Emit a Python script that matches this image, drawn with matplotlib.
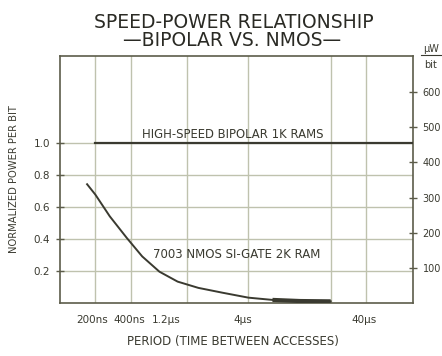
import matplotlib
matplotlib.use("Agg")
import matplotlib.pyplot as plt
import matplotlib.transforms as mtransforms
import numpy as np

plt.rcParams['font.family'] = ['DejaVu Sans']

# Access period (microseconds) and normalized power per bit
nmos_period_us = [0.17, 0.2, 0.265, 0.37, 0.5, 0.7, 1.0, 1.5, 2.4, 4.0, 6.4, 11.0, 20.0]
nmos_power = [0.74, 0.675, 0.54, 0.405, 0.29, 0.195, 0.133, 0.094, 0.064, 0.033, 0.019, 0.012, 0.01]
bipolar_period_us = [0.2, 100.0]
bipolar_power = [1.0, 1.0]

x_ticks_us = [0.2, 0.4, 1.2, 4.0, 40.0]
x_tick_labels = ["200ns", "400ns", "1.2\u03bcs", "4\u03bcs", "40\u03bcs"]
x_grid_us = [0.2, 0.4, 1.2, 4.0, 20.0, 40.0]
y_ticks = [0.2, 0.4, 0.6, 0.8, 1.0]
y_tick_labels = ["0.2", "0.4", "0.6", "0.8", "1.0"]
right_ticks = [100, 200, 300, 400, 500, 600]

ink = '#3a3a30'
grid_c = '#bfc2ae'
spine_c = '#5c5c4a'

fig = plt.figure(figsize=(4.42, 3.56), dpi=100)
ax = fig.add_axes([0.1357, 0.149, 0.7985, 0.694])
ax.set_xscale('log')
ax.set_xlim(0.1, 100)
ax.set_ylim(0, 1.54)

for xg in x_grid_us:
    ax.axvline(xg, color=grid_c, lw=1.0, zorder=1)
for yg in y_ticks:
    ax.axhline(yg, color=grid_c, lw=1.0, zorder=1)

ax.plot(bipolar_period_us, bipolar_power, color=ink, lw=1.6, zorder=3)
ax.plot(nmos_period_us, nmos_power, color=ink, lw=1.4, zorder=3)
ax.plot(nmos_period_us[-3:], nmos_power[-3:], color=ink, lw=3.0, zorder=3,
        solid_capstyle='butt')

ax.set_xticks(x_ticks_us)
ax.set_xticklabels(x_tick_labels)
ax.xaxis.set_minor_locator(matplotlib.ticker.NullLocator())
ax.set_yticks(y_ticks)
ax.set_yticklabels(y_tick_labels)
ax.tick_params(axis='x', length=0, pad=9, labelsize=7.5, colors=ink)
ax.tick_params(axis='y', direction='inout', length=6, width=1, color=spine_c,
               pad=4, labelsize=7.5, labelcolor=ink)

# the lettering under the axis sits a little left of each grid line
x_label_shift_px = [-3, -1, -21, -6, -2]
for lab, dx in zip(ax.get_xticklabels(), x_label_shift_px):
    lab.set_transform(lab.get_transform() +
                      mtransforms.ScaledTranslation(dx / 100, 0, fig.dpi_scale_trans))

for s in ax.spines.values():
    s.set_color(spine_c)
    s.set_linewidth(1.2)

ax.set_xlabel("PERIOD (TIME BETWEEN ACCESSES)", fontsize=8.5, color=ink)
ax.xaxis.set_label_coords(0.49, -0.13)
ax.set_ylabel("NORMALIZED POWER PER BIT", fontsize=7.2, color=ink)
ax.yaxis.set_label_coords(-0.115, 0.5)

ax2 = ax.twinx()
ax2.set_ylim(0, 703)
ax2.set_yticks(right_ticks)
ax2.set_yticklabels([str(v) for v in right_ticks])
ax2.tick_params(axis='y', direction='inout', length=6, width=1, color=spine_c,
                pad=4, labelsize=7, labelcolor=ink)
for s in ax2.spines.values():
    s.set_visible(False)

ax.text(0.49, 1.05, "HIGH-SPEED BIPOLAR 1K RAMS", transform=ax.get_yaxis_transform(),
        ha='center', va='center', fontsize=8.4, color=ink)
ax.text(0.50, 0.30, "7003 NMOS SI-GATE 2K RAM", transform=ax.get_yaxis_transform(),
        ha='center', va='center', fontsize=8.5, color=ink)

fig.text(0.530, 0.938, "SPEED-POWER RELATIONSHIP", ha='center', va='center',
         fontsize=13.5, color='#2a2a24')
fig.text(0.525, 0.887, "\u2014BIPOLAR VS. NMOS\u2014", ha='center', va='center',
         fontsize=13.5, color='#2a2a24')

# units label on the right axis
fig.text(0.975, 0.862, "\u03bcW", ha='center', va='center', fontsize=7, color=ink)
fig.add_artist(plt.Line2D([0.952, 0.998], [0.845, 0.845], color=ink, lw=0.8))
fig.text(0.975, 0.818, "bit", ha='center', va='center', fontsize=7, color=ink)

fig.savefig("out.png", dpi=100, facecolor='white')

========

* [The problem]:
Omit every picture, then reproduce the rest of the listing exactly.

* [The output]:
Emit a Python script that matches this image, drawn with matplotlib.
import matplotlib
matplotlib.use("Agg")
import matplotlib.pyplot as plt
import matplotlib.transforms as mtransforms
import numpy as np

plt.rcParams['font.family'] = ['DejaVu Sans']

# Access period (microseconds) and normalized power per bit
nmos_period_us = [0.17, 0.2, 0.265, 0.37, 0.5, 0.7, 1.0, 1.5, 2.4, 4.0, 6.4, 11.0, 20.0]
nmos_power = [0.74, 0.675, 0.54, 0.405, 0.29, 0.195, 0.133, 0.094, 0.064, 0.033, 0.019, 0.012, 0.01]
bipolar_period_us = [0.2, 100.0]
bipolar_power = [1.0, 1.0]

x_ticks_us = [0.2, 0.4, 1.2, 4.0, 40.0]
x_tick_labels = ["200ns", "400ns", "1.2\u03bcs", "4\u03bcs", "40\u03bcs"]
x_grid_us = [0.2, 0.4, 1.2, 4.0, 20.0, 40.0]
y_ticks = [0.2, 0.4, 0.6, 0.8, 1.0]
y_tick_labels = ["0.2", "0.4", "0.6", "0.8", "1.0"]
right_ticks = [100, 200, 300, 400, 500, 600]

ink = '#3a3a30'
grid_c = '#bfc2ae'
spine_c = '#5c5c4a'

fig = plt.figure(figsize=(4.42, 3.56), dpi=100)
ax = fig.add_axes([0.1357, 0.149, 0.7985, 0.694])
ax.set_xscale('log')
ax.set_xlim(0.1, 100)
ax.set_ylim(0, 1.54)

for xg in x_grid_us:
    ax.axvline(xg, color=grid_c, lw=1.0, zorder=1)
for yg in y_ticks:
    ax.axhline(yg, color=grid_c, lw=1.0, zorder=1)

ax.plot(bipolar_period_us, bipolar_power, color=ink, lw=1.6, zorder=3)
ax.plot(nmos_period_us, nmos_power, color=ink, lw=1.4, zorder=3)
ax.plot(nmos_period_us[-3:], nmos_power[-3:], color=ink, lw=3.0, zorder=3,
        solid_capstyle='butt')

ax.set_xticks(x_ticks_us)
ax.set_xticklabels(x_tick_labels)
ax.xaxis.set_minor_locator(matplotlib.ticker.NullLocator())
ax.set_yticks(y_ticks)
ax.set_yticklabels(y_tick_labels)
ax.tick_params(axis='x', length=0, pad=9, labelsize=7.5, colors=ink)
ax.tick_params(axis='y', direction='inout', length=6, width=1, color=spine_c,
               pad=4, labelsize=7.5, labelcolor=ink)

# the lettering under the axis sits a little left of each grid line
x_label_shift_px = [-3, -1, -21, -6, -2]
for lab, dx in zip(ax.get_xticklabels(), x_label_shift_px):
    lab.set_transform(lab.get_transform() +
                      mtransforms.ScaledTranslation(dx / 100, 0, fig.dpi_scale_trans))

for s in ax.spines.values():
    s.set_color(spine_c)
    s.set_linewidth(1.2)

ax.set_xlabel("PERIOD (TIME BETWEEN ACCESSES)", fontsize=8.5, color=ink)
ax.xaxis.set_label_coords(0.49, -0.13)
ax.set_ylabel("NORMALIZED POWER PER BIT", fontsize=7.2, color=ink)
ax.yaxis.set_label_coords(-0.115, 0.5)

ax2 = ax.twinx()
ax2.set_ylim(0, 703)
ax2.set_yticks(right_ticks)
ax2.set_yticklabels([str(v) for v in right_ticks])
ax2.tick_params(axis='y', direction='inout', length=6, width=1, color=spine_c,
                pad=4, labelsize=7, labelcolor=ink)
for s in ax2.spines.values():
    s.set_visible(False)

ax.text(0.49, 1.05, "HIGH-SPEED BIPOLAR 1K RAMS", transform=ax.get_yaxis_transform(),
        ha='center', va='center', fontsize=8.4, color=ink)
ax.text(0.50, 0.30, "7003 NMOS SI-GATE 2K RAM", transform=ax.get_yaxis_transform(),
        ha='center', va='center', fontsize=8.5, color=ink)

fig.text(0.530, 0.938, "SPEED-POWER RELATIONSHIP", ha='center', va='center',
         fontsize=13.5, color='#2a2a24')
fig.text(0.525, 0.887, "\u2014BIPOLAR VS. NMOS\u2014", ha='center', va='center',
         fontsize=13.5, color='#2a2a24')

# units label on the right axis
fig.text(0.975, 0.862, "\u03bcW", ha='center', va='center', fontsize=7, color=ink)
fig.add_artist(plt.Line2D([0.952, 0.998], [0.845, 0.845], color=ink, lw=0.8))
fig.text(0.975, 0.818, "bit", ha='center', va='center', fontsize=7, color=ink)

fig.savefig("out.png", dpi=100, facecolor='white')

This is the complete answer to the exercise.